> _Do this_
Retype the run of lines that opens with the line containing "Output the Python" and closes with the line containing "y_ticks = [0, 10, 20, 30, 40, 50]", exactly and inclusively, but skip the pictures.

··· Data shown ···

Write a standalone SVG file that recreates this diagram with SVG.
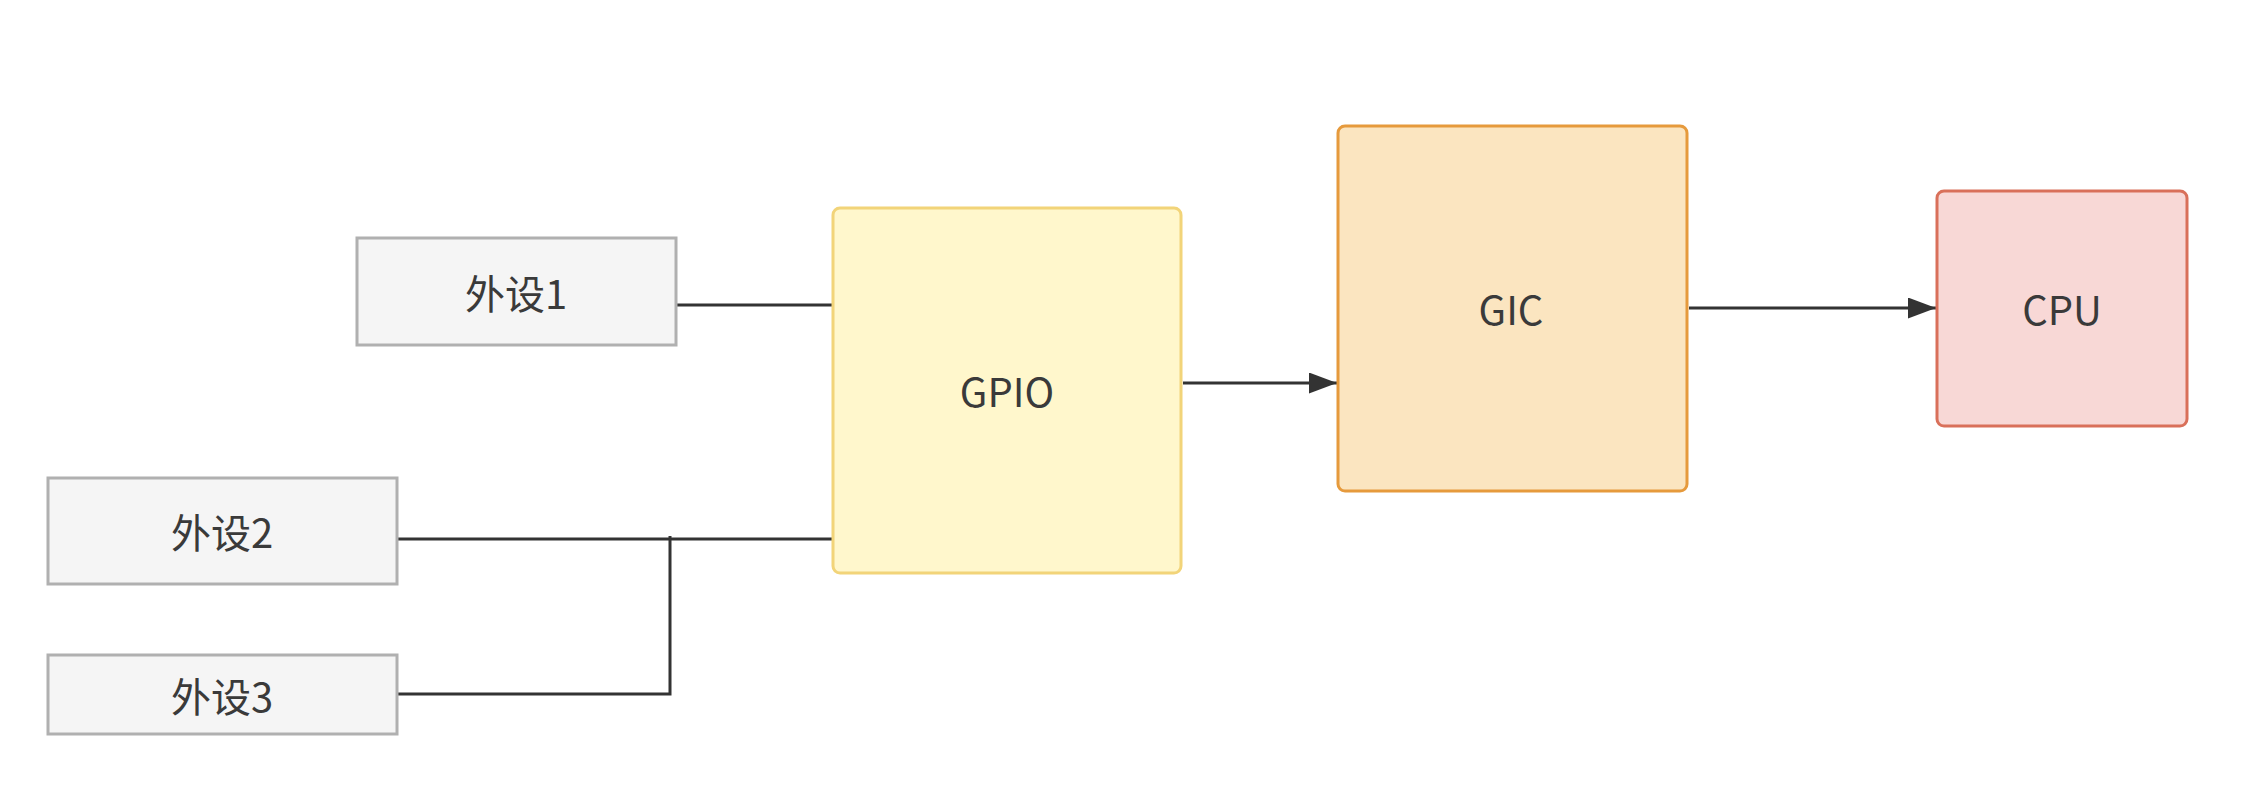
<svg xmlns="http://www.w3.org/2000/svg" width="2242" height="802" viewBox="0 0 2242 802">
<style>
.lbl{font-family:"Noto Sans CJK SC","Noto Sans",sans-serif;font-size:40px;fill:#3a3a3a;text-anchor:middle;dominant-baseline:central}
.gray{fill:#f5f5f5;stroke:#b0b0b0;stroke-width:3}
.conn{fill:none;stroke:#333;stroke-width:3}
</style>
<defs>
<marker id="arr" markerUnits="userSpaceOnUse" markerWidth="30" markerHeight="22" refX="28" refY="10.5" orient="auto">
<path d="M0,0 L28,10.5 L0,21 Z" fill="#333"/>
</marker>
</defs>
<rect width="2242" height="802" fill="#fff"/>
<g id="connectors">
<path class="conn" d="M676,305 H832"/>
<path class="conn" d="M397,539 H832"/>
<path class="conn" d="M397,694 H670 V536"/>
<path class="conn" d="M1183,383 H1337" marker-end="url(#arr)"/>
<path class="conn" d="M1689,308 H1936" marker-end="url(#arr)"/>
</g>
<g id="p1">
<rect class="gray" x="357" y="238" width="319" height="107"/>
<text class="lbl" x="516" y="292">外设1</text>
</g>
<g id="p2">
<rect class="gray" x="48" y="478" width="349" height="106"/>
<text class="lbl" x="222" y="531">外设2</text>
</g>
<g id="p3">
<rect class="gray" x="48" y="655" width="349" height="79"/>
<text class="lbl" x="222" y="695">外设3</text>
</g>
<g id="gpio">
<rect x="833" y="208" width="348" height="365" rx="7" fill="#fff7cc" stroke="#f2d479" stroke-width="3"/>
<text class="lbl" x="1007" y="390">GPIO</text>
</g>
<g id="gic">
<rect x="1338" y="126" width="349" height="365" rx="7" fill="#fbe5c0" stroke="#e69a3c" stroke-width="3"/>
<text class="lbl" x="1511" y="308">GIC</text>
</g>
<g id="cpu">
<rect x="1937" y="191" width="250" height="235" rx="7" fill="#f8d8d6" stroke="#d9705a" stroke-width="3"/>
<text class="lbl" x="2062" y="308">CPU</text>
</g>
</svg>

···
··· Data shown ···

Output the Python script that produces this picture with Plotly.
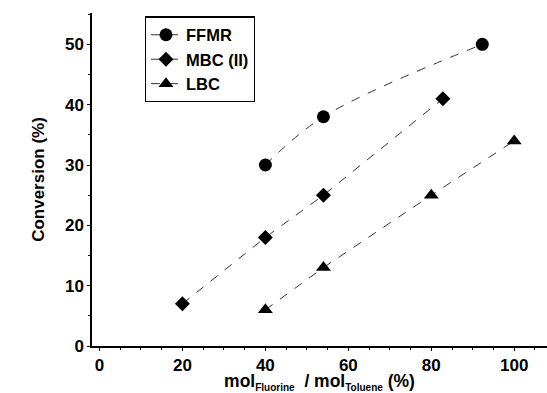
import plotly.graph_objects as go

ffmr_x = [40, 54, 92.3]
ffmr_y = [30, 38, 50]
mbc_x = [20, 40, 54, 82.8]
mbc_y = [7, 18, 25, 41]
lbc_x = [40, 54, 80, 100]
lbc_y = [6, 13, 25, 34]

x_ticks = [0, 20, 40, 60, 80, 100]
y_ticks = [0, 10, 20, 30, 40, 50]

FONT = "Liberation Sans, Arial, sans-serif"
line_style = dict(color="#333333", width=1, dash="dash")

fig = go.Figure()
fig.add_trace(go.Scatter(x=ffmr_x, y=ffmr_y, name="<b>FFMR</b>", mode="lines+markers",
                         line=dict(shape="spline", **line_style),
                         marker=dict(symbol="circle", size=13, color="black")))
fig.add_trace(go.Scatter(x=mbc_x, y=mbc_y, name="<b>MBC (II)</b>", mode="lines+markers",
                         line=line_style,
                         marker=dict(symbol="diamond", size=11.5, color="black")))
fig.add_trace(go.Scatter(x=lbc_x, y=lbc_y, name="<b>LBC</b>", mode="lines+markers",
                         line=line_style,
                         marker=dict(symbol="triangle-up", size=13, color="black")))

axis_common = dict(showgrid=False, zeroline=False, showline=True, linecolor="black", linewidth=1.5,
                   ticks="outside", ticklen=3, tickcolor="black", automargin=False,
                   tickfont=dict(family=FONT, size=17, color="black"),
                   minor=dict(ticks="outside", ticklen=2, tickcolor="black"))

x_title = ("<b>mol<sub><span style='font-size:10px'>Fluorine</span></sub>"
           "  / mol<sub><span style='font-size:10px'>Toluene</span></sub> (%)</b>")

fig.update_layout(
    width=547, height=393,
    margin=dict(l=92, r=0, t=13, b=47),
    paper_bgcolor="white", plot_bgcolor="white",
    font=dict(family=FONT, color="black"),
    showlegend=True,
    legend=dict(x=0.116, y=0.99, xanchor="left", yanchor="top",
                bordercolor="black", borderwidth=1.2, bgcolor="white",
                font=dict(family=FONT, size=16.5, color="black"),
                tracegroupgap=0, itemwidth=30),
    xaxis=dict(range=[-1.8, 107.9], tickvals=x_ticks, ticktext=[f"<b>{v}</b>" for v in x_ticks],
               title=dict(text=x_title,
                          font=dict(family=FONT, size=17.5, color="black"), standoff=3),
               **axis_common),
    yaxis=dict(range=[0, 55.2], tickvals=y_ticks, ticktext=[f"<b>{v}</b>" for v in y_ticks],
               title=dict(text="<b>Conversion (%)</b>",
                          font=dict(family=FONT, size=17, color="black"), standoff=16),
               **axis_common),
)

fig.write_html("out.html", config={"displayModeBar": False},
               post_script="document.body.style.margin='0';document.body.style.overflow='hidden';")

···

> _The result_
Output the Python script that produces this picture with Plotly.
import plotly.graph_objects as go

ffmr_x = [40, 54, 92.3]
ffmr_y = [30, 38, 50]
mbc_x = [20, 40, 54, 82.8]
mbc_y = [7, 18, 25, 41]
lbc_x = [40, 54, 80, 100]
lbc_y = [6, 13, 25, 34]

x_ticks = [0, 20, 40, 60, 80, 100]
y_ticks = [0, 10, 20, 30, 40, 50]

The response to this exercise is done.